One I became convinced that we could teach T-38 stall and sink rate recognition better than we were, I really began to dig into things – and made some interesting observations. I was able to get into the ATC archives and found the first edition of the manual used to teach flying the T-38. Out of curiosity, I also looked at the T-33 flight manual. The T-33 was the jet used before we had the T-38. I was astounded to find that the paragraphs on stall recovery were basically the same! At the risk of oversimplification, they both essentially said, ‘Stalls are very dangerous, and if you get into one, it can hurt you.’ Really?
The next thing I did was I looked hard at the 39 stall/sink rate related accidents on file. To help understand the issue, I created a simple matrix: phase of flight (straight-in approach, final turn, short final), configuration (gear up or down, flaps up or down), winds, pattern spacing (e.g. too ‘tight,’ too wide), solo or dual, and so forth.

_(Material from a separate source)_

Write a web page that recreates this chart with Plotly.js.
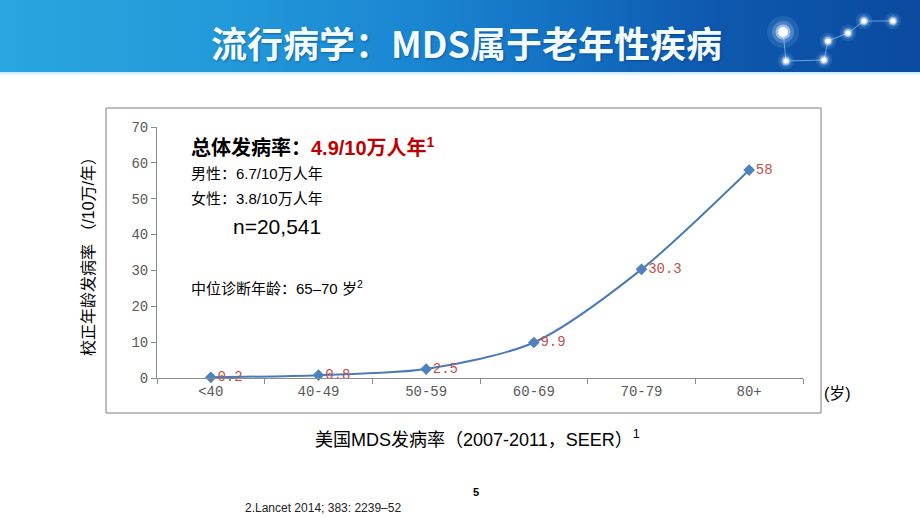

When it was complete it was very revealing. In all cases, the throttles were the common denominator. In each accident they were found to be ‘retarded’ just before onset of either the stall or a high sink rate.
The T-38 stall characteristics are very obvious. On the other hand, the onset of a high sink rate is very insidious. Yes, these accidents were ‘stall’ related, but the real problem was the induced high sink rate. Now I had a problem!
ATC in those days was very parochial in it’s thinking. Yes, ‘they’ were open to new thoughts – as long as they were their new thoughts. I knew if I went up to Command to present my idea, I would more than likely be “shot in the face.” So I decided to put together a “package” that couldn’t be refuted. I had been taught early on, just don’t go to your boss with a problem; have a solution in hand when you go in to see him/her.
So, now that I had a deeper understanding of the problem at hand, I began to work on a solution – developing a ride in the jet, solely dedicated to exploring T-38 stall and sink rate characteristics in various configurations, in various phases of flight.
About this time I floated my idea with my former squadron commander, Nick A. who had gone to Command Stan Eval. He really liked the idea, and encouraged me to accelerate development. We were scheduled for a Stan/Eval inspection later the summer, and he thought that would really be a “feather in our cap.” So, I cleared everything on my plate and began working on the details of the ride.
As the Chief of Stan Eval at Randolph, I could get a jet just about any time I wanted to. That made things relatively convenient. From my matrix, I had somewhat of an idea of how I wanted to structure the ride. Then I sought out the ‘experience’ we had on base; guys who had flown the T-38 ‘forever.’ The ideas and suggestions then began to really flow in, and soon the ride came together. I had never in my life sat thought so many stalls or high sink rates! But I gained a real appreciation of how beneficial this ride could be.